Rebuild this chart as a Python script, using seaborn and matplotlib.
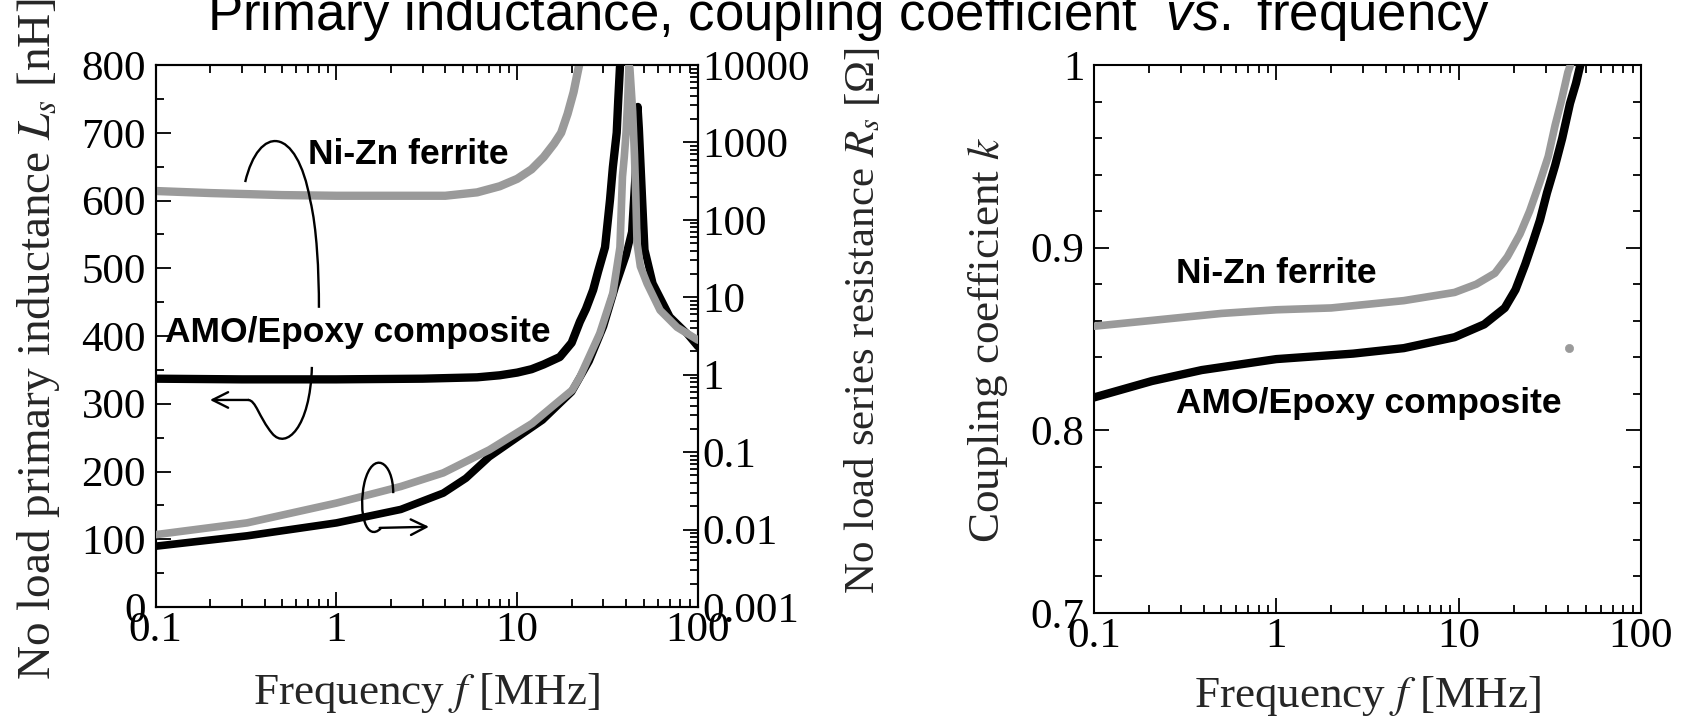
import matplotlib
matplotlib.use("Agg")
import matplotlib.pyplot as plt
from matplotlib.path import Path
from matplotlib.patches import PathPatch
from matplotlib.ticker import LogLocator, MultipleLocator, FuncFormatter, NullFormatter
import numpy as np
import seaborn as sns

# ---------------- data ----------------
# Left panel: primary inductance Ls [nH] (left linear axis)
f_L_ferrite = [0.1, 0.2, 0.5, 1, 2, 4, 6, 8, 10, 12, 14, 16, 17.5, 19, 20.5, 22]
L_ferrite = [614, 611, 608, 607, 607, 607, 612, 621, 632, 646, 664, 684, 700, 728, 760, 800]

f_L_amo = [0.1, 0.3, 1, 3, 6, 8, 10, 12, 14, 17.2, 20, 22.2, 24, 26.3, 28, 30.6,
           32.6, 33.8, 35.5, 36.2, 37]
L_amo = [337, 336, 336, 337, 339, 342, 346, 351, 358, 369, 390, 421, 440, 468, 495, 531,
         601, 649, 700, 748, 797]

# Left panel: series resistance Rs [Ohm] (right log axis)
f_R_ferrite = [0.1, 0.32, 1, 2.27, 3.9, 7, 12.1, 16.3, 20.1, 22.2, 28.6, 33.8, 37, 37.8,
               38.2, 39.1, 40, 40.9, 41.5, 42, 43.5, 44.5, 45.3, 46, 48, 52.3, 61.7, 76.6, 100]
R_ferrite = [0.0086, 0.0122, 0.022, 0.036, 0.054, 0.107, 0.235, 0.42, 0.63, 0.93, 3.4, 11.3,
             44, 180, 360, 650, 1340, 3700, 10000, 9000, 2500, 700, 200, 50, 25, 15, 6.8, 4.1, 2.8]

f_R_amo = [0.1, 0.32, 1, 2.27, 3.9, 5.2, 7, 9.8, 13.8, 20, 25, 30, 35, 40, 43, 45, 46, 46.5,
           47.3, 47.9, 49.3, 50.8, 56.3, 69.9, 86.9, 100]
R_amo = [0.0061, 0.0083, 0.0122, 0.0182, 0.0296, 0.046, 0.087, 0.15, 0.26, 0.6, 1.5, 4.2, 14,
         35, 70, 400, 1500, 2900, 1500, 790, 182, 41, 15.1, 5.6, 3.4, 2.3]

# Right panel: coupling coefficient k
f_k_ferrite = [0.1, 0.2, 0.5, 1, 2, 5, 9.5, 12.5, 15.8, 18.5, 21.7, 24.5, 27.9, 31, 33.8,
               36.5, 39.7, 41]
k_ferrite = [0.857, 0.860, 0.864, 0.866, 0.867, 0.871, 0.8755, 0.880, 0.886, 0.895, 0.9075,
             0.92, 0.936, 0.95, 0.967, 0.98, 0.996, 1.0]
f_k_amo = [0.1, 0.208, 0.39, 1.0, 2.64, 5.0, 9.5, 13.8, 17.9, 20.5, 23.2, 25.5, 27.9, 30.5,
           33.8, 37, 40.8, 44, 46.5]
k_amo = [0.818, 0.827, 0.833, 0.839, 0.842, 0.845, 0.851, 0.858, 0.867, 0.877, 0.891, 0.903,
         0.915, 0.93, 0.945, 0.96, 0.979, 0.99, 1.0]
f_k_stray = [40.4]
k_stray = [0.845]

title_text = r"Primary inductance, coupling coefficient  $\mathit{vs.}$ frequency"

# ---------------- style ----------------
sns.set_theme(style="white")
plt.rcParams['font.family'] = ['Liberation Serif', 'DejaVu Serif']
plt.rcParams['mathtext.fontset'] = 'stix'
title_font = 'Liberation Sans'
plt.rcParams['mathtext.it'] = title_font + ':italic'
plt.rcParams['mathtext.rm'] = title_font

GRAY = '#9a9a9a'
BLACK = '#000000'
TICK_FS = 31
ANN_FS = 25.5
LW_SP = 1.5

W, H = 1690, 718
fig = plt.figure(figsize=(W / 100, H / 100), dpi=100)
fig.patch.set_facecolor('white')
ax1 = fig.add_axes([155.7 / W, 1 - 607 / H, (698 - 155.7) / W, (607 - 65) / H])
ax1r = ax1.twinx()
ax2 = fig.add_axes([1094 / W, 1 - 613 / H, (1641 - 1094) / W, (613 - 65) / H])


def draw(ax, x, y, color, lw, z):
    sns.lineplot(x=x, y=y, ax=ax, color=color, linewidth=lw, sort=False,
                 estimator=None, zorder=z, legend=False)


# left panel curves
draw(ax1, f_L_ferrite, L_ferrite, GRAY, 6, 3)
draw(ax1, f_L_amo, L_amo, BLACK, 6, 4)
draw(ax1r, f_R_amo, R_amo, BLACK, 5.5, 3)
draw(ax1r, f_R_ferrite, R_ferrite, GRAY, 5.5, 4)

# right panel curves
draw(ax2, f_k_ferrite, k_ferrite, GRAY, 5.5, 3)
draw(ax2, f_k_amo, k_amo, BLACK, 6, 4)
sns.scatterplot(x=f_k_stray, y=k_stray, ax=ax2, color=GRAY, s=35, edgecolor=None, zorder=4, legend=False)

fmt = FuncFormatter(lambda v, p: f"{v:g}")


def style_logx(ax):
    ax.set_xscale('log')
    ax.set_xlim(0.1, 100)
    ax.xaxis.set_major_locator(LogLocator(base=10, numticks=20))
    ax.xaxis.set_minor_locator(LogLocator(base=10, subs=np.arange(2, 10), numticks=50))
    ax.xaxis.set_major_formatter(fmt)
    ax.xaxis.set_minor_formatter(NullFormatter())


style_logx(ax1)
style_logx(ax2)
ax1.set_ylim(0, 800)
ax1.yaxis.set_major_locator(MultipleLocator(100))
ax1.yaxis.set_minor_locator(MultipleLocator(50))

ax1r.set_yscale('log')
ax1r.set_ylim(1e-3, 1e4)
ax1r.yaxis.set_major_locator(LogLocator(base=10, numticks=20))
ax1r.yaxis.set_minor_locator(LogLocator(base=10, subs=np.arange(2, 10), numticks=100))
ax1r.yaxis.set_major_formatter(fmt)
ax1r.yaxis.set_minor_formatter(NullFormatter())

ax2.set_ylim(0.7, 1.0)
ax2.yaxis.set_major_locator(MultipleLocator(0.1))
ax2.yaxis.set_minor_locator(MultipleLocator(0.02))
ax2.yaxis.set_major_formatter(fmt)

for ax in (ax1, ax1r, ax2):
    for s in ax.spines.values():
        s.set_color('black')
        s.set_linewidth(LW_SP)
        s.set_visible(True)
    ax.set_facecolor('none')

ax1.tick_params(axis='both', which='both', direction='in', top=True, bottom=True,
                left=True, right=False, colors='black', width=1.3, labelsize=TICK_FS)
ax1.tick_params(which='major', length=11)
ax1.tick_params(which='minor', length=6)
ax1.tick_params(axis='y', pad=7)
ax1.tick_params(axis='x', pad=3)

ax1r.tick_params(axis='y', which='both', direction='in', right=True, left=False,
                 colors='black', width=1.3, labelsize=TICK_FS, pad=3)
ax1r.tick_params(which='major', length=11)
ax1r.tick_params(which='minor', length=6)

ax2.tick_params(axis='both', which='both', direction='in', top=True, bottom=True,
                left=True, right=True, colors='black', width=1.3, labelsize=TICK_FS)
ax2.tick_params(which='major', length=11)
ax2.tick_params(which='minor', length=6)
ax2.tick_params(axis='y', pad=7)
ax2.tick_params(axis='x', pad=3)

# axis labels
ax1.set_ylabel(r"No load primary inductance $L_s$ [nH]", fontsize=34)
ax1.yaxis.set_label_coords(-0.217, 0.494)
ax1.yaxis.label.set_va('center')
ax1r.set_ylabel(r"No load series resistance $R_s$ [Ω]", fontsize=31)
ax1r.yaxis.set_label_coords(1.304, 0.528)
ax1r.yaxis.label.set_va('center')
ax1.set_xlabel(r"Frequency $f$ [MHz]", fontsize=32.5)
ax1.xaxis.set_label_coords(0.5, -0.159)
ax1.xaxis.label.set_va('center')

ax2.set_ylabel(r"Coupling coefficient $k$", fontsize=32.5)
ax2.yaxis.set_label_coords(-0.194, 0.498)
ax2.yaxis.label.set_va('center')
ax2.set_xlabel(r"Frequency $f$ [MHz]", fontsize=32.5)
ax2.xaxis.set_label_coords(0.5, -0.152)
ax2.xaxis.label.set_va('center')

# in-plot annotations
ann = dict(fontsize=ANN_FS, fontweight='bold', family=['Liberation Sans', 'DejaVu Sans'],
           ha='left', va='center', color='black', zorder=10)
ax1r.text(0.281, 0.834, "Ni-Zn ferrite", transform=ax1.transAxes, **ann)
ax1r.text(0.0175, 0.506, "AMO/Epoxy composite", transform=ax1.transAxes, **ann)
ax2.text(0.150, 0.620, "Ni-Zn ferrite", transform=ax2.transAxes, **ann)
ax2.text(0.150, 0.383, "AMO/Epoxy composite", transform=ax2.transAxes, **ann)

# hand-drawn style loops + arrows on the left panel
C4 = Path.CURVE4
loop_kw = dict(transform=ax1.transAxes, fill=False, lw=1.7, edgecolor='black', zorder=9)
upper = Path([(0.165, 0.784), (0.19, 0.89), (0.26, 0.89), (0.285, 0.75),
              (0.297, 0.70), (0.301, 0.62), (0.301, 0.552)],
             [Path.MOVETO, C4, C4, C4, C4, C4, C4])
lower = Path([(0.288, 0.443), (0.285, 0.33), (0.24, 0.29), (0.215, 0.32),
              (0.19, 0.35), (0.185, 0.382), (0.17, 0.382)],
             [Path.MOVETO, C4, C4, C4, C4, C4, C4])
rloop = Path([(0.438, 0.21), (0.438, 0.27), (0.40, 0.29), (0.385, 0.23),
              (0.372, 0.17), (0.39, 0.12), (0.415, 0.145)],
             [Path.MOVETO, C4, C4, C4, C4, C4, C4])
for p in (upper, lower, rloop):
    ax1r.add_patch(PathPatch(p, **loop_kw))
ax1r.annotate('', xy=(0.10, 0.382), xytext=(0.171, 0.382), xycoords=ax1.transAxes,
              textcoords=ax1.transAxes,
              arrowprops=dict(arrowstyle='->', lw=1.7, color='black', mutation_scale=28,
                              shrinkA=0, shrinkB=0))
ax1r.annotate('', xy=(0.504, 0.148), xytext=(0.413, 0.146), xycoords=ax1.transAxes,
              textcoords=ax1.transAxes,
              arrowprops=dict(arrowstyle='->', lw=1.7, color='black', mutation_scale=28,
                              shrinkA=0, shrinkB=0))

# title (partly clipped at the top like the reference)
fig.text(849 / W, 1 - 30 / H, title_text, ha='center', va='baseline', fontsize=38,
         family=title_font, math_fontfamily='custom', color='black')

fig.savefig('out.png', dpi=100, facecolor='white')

====

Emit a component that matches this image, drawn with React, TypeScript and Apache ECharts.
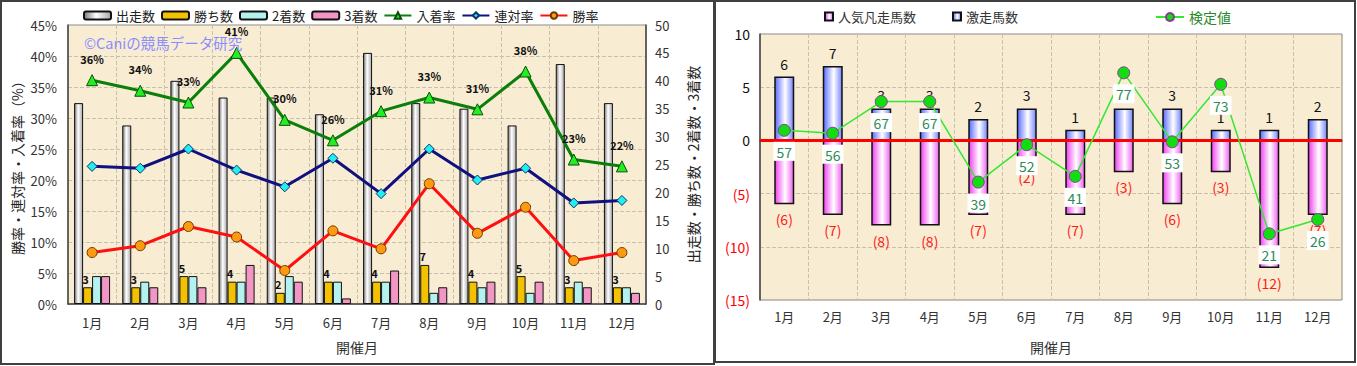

====

▶ _What needs to be done_
Repeat, with no pictures, exactly the lines from the one containing "Rebuild this chart" through the one containing "5.6, 3.4, 2.3]", the first and last included.

▶ _Response below_
Rebuild this chart as a Python script, using seaborn and matplotlib.
import matplotlib
matplotlib.use("Agg")
import matplotlib.pyplot as plt
from matplotlib.path import Path
from matplotlib.patches import PathPatch
from matplotlib.ticker import LogLocator, MultipleLocator, FuncFormatter, NullFormatter
import numpy as np
import seaborn as sns

# ---------------- data ----------------
# Left panel: primary inductance Ls [nH] (left linear axis)
f_L_ferrite = [0.1, 0.2, 0.5, 1, 2, 4, 6, 8, 10, 12, 14, 16, 17.5, 19, 20.5, 22]
L_ferrite = [614, 611, 608, 607, 607, 607, 612, 621, 632, 646, 664, 684, 700, 728, 760, 800]

f_L_amo = [0.1, 0.3, 1, 3, 6, 8, 10, 12, 14, 17.2, 20, 22.2, 24, 26.3, 28, 30.6,
           32.6, 33.8, 35.5, 36.2, 37]
L_amo = [337, 336, 336, 337, 339, 342, 346, 351, 358, 369, 390, 421, 440, 468, 495, 531,
         601, 649, 700, 748, 797]

# Left panel: series resistance Rs [Ohm] (right log axis)
f_R_ferrite = [0.1, 0.32, 1, 2.27, 3.9, 7, 12.1, 16.3, 20.1, 22.2, 28.6, 33.8, 37, 37.8,
               38.2, 39.1, 40, 40.9, 41.5, 42, 43.5, 44.5, 45.3, 46, 48, 52.3, 61.7, 76.6, 100]
R_ferrite = [0.0086, 0.0122, 0.022, 0.036, 0.054, 0.107, 0.235, 0.42, 0.63, 0.93, 3.4, 11.3,
             44, 180, 360, 650, 1340, 3700, 10000, 9000, 2500, 700, 200, 50, 25, 15, 6.8, 4.1, 2.8]

f_R_amo = [0.1, 0.32, 1, 2.27, 3.9, 5.2, 7, 9.8, 13.8, 20, 25, 30, 35, 40, 43, 45, 46, 46.5,
           47.3, 47.9, 49.3, 50.8, 56.3, 69.9, 86.9, 100]
R_amo = [0.0061, 0.0083, 0.0122, 0.0182, 0.0296, 0.046, 0.087, 0.15, 0.26, 0.6, 1.5, 4.2, 14,
         35, 70, 400, 1500, 2900, 1500, 790, 182, 41, 15.1, 5.6, 3.4, 2.3]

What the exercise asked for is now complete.